### Given problem
Restate each of the lines below word for word and drop every picture.

### Data excerpt

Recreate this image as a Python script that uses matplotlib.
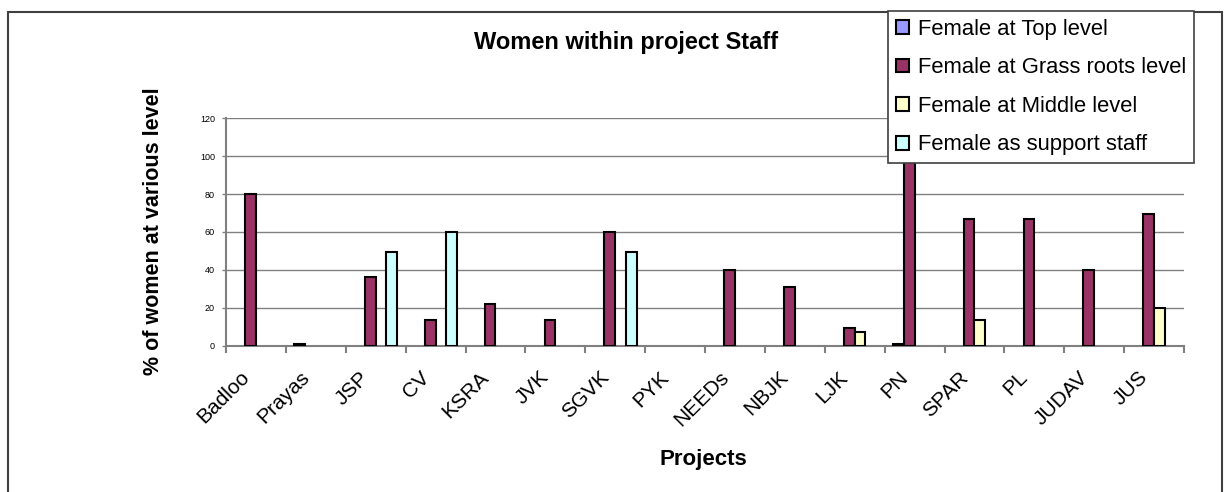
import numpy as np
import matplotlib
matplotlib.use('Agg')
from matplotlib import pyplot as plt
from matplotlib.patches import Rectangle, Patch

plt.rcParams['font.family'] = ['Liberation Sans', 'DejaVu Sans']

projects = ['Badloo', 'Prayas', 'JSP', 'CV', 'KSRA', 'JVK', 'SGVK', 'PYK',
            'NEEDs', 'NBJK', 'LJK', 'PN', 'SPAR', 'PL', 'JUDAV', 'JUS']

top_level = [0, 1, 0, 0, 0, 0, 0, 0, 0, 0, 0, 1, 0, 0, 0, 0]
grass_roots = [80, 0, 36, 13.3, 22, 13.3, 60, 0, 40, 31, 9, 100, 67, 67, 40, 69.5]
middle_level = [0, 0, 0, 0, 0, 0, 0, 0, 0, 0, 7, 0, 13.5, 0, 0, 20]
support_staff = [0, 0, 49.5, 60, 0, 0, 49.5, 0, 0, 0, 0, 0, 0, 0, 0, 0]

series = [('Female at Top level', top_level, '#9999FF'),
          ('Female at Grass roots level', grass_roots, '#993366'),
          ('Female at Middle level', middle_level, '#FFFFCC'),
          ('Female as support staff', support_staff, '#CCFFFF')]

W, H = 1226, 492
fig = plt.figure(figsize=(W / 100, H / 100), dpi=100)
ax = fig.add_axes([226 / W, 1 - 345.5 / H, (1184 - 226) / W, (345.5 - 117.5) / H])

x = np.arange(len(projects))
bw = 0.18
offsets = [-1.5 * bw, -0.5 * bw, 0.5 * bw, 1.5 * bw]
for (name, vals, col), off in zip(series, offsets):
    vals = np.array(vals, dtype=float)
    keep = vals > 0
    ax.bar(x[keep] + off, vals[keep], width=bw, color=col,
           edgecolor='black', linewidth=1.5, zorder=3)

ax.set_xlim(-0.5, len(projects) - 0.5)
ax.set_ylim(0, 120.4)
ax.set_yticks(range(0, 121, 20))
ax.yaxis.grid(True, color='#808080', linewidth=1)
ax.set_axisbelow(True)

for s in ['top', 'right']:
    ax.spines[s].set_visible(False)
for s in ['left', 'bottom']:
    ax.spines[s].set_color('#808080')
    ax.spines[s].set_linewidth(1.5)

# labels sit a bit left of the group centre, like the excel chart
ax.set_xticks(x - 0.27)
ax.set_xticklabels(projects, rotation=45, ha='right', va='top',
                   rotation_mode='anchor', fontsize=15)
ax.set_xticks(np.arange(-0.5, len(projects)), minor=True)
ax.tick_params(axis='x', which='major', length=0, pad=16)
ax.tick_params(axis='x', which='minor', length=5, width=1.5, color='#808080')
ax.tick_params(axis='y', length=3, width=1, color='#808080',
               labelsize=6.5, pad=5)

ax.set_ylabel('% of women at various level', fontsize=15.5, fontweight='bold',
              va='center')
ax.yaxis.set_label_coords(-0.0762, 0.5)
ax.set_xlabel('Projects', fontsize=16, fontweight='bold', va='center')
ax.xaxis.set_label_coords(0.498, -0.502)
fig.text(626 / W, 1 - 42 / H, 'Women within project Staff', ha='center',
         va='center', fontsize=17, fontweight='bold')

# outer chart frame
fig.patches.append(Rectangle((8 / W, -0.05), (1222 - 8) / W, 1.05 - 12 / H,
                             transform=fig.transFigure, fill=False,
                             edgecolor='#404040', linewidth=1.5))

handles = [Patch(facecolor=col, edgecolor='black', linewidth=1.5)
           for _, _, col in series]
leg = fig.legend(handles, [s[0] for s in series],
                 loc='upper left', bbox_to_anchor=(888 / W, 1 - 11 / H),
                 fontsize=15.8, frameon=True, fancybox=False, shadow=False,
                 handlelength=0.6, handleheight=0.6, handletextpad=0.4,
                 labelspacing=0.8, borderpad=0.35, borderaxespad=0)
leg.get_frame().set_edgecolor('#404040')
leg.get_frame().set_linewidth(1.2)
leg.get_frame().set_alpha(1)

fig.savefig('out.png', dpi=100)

### Solution below
Recreate this image as a Python script that uses matplotlib.
import numpy as np
import matplotlib
matplotlib.use('Agg')
from matplotlib import pyplot as plt
from matplotlib.patches import Rectangle, Patch

plt.rcParams['font.family'] = ['Liberation Sans', 'DejaVu Sans']

projects = ['Badloo', 'Prayas', 'JSP', 'CV', 'KSRA', 'JVK', 'SGVK', 'PYK',
            'NEEDs', 'NBJK', 'LJK', 'PN', 'SPAR', 'PL', 'JUDAV', 'JUS']

top_level = [0, 1, 0, 0, 0, 0, 0, 0, 0, 0, 0, 1, 0, 0, 0, 0]
grass_roots = [80, 0, 36, 13.3, 22, 13.3, 60, 0, 40, 31, 9, 100, 67, 67, 40, 69.5]
middle_level = [0, 0, 0, 0, 0, 0, 0, 0, 0, 0, 7, 0, 13.5, 0, 0, 20]
support_staff = [0, 0, 49.5, 60, 0, 0, 49.5, 0, 0, 0, 0, 0, 0, 0, 0, 0]

series = [('Female at Top level', top_level, '#9999FF'),
          ('Female at Grass roots level', grass_roots, '#993366'),
          ('Female at Middle level', middle_level, '#FFFFCC'),
          ('Female as support staff', support_staff, '#CCFFFF')]

W, H = 1226, 492
fig = plt.figure(figsize=(W / 100, H / 100), dpi=100)
ax = fig.add_axes([226 / W, 1 - 345.5 / H, (1184 - 226) / W, (345.5 - 117.5) / H])

x = np.arange(len(projects))
bw = 0.18
offsets = [-1.5 * bw, -0.5 * bw, 0.5 * bw, 1.5 * bw]
for (name, vals, col), off in zip(series, offsets):
    vals = np.array(vals, dtype=float)
    keep = vals > 0
    ax.bar(x[keep] + off, vals[keep], width=bw, color=col,
           edgecolor='black', linewidth=1.5, zorder=3)

ax.set_xlim(-0.5, len(projects) - 0.5)
ax.set_ylim(0, 120.4)
ax.set_yticks(range(0, 121, 20))
ax.yaxis.grid(True, color='#808080', linewidth=1)
ax.set_axisbelow(True)

for s in ['top', 'right']:
    ax.spines[s].set_visible(False)
for s in ['left', 'bottom']:
    ax.spines[s].set_color('#808080')
    ax.spines[s].set_linewidth(1.5)

# labels sit a bit left of the group centre, like the excel chart
ax.set_xticks(x - 0.27)
ax.set_xticklabels(projects, rotation=45, ha='right', va='top',
                   rotation_mode='anchor', fontsize=15)
ax.set_xticks(np.arange(-0.5, len(projects)), minor=True)
ax.tick_params(axis='x', which='major', length=0, pad=16)
ax.tick_params(axis='x', which='minor', length=5, width=1.5, color='#808080')
ax.tick_params(axis='y', length=3, width=1, color='#808080',
               labelsize=6.5, pad=5)

ax.set_ylabel('% of women at various level', fontsize=15.5, fontweight='bold',
              va='center')
ax.yaxis.set_label_coords(-0.0762, 0.5)
ax.set_xlabel('Projects', fontsize=16, fontweight='bold', va='center')
ax.xaxis.set_label_coords(0.498, -0.502)
fig.text(626 / W, 1 - 42 / H, 'Women within project Staff', ha='center',
         va='center', fontsize=17, fontweight='bold')

# outer chart frame
fig.patches.append(Rectangle((8 / W, -0.05), (1222 - 8) / W, 1.05 - 12 / H,
                             transform=fig.transFigure, fill=False,
                             edgecolor='#404040', linewidth=1.5))

handles = [Patch(facecolor=col, edgecolor='black', linewidth=1.5)
           for _, _, col in series]
leg = fig.legend(handles, [s[0] for s in series],
                 loc='upper left', bbox_to_anchor=(888 / W, 1 - 11 / H),
                 fontsize=15.8, frameon=True, fancybox=False, shadow=False,
                 handlelength=0.6, handleheight=0.6, handletextpad=0.4,
                 labelspacing=0.8, borderpad=0.35, borderaxespad=0)
leg.get_frame().set_edgecolor('#404040')
leg.get_frame().set_linewidth(1.2)
leg.get_frame().set_alpha(1)

fig.savefig('out.png', dpi=100)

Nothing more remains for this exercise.